Smith, on the other hand, went with an “All Gen-Z” team headlined by another 2024 Olympian, 23-year-old Anthony Edwards. The two-time NBA All-Star has been touted as the next face of the league and he will be joined by a young group where 28-year-old Jalen Brunson, also a two-time NBA All-Star, is the only player above the age of 25. 

Team Kenny is completed by another pair of second time NBA All-Stars, Jaren Jackson Jr. and Darius Garland, and a quartet of first-time NBA All-Stars: Jalen Williams, Evan Mobley, Cade Cunningham, and Tyler Herro. Smith’s team might lack the star power of O’Neal’s, but he reasoned during the draft that these players are eager to prove themselves on a big stage such as this and it is hard to argue with his reasoning.

The third and final team of All-Stars is Charles Barkley’s team of international superstars–and Donovan Mitchell. Barkley announced prior to the draft that he was going to pick a team of “Paella, an international dish” and went on to select each and every international superstar. He drafted, in this order, Nikola Jokic, Giannis Antetokounmpo, Shai Gilgeous-Alexander, Victor Wembanyama, Pascal Siakam, Alperen Sengun, Karl-Anthony Towns, and, last but not the least, America’s very own Donovan Mitchell. 

There were seven international players in the draft pool, four of whom (Jokic, Antetokounmpo, Gilgeous-Alexander, and Wembanyama) are leading candidates for this season’s major individual awards, yet somehow Barkley managed to bring them all together.

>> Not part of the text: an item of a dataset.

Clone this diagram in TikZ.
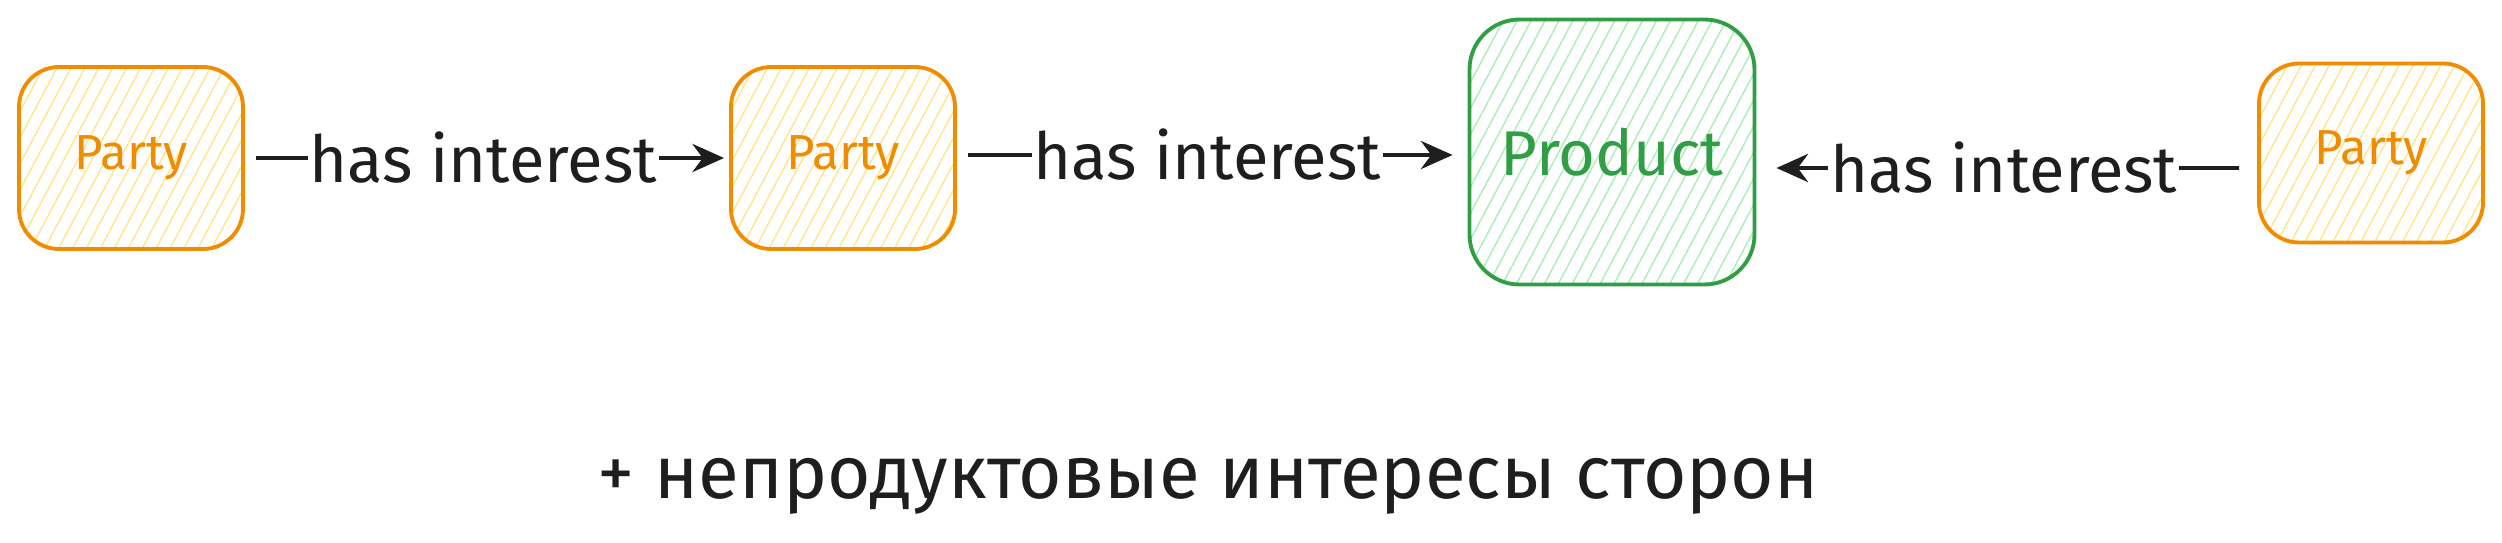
\documentclass[tikz,border=0pt]{standalone}
\usepackage{fontspec}
\setmainfont{Fira Sans}
\usepackage{tikz}
\usetikzlibrary{arrows.meta,patterns.meta}
\definecolor{partyorange}{HTML}{F08C00}
\definecolor{partyhatch}{HTML}{FFE58A}
\definecolor{productgreen}{HTML}{2F9E44}
\definecolor{producthatch}{HTML}{A9EEB5}
\definecolor{inkblack}{HTML}{1E1E1E}
\tikzset{
    party-box/.style = {draw=partyorange, line width=1.1pt, rounded corners=0.4cm,
        pattern={Lines[angle=62,distance=3.5pt,line width=0.4pt]}, pattern color=partyhatch,
        minimum width=2.24cm, minimum height=1.82cm, text=partyorange, font=\fontsize{14}{16}\selectfont},
    product-box/.style = {draw=productgreen, line width=1.1pt, rounded corners=0.5cm,
        pattern={Lines[angle=62,distance=3.5pt,line width=0.4pt]}, pattern color=producthatch,
        minimum width=2.85cm, minimum height=2.65cm, text=productgreen, font=\fontsize{18}{20}\selectfont},
    interest-arrow/.style = {draw=inkblack, line width=1.1pt, -{Stealth[length=9pt,width=8pt]}},
    interest-label/.style = {fill=white, text=inkblack, inner sep=0.5pt, font=\fontsize{18.5}{21}\selectfont},
}

\begin{document}
\begin{tikzpicture}
\useasboundingbox (0,0) rectangle (25.02,5.42);
\node [party-box] (party-a) at (1.31,3.84) {Party};
\node [party-box] (party-b) at (8.43,3.84) {Party};
\node [product-box] (product) at (16.12,3.90) {Product};
\node [party-box, minimum height=1.79cm] (party-c) at (23.71,3.89) {Party};
\draw [interest-arrow, shorten <=0.12cm, shorten >=0.05cm] (party-a.east) -- (party-b.west)
    node [interest-label, midway, xshift=-0.03cm] {has interest};
\draw [interest-arrow, shorten <=0.11cm, shorten >=0.15cm] ([yshift=0.03cm]party-b.east) -- ([yshift=-0.03cm]product.west)
    node [interest-label, midway, xshift=-0.05cm] {has interest};
\draw [interest-arrow, shorten <=0.18cm, shorten >=0.2cm] ([yshift=-0.15cm]party-c.west) -- ([yshift=-0.16cm]product.east)
    node [interest-label, midway, xshift=-0.03cm] {has interest};
\node [text=inkblack, font=\fontsize{21.2}{24}\selectfont] (extra) at (12.08,0.56) {+ непродуктовые интересы сторон};
\end{tikzpicture}
\end{document}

This team obviously does not make sense on paper–Gilgeous-Alexander and Mitchell are literally their only perimeter players–though the all-around talents of these players should make for a fascinating on court experiment. 

The teams of O’Neal and Barkley should be favored to face off in the finals given the overall talent on each side. However, the unpredictability and electricity of the NBA All-Star game environment will make things interesting and it would not come as a surprise if there is an upset or two before the night is over as all of these players are stars in their own right.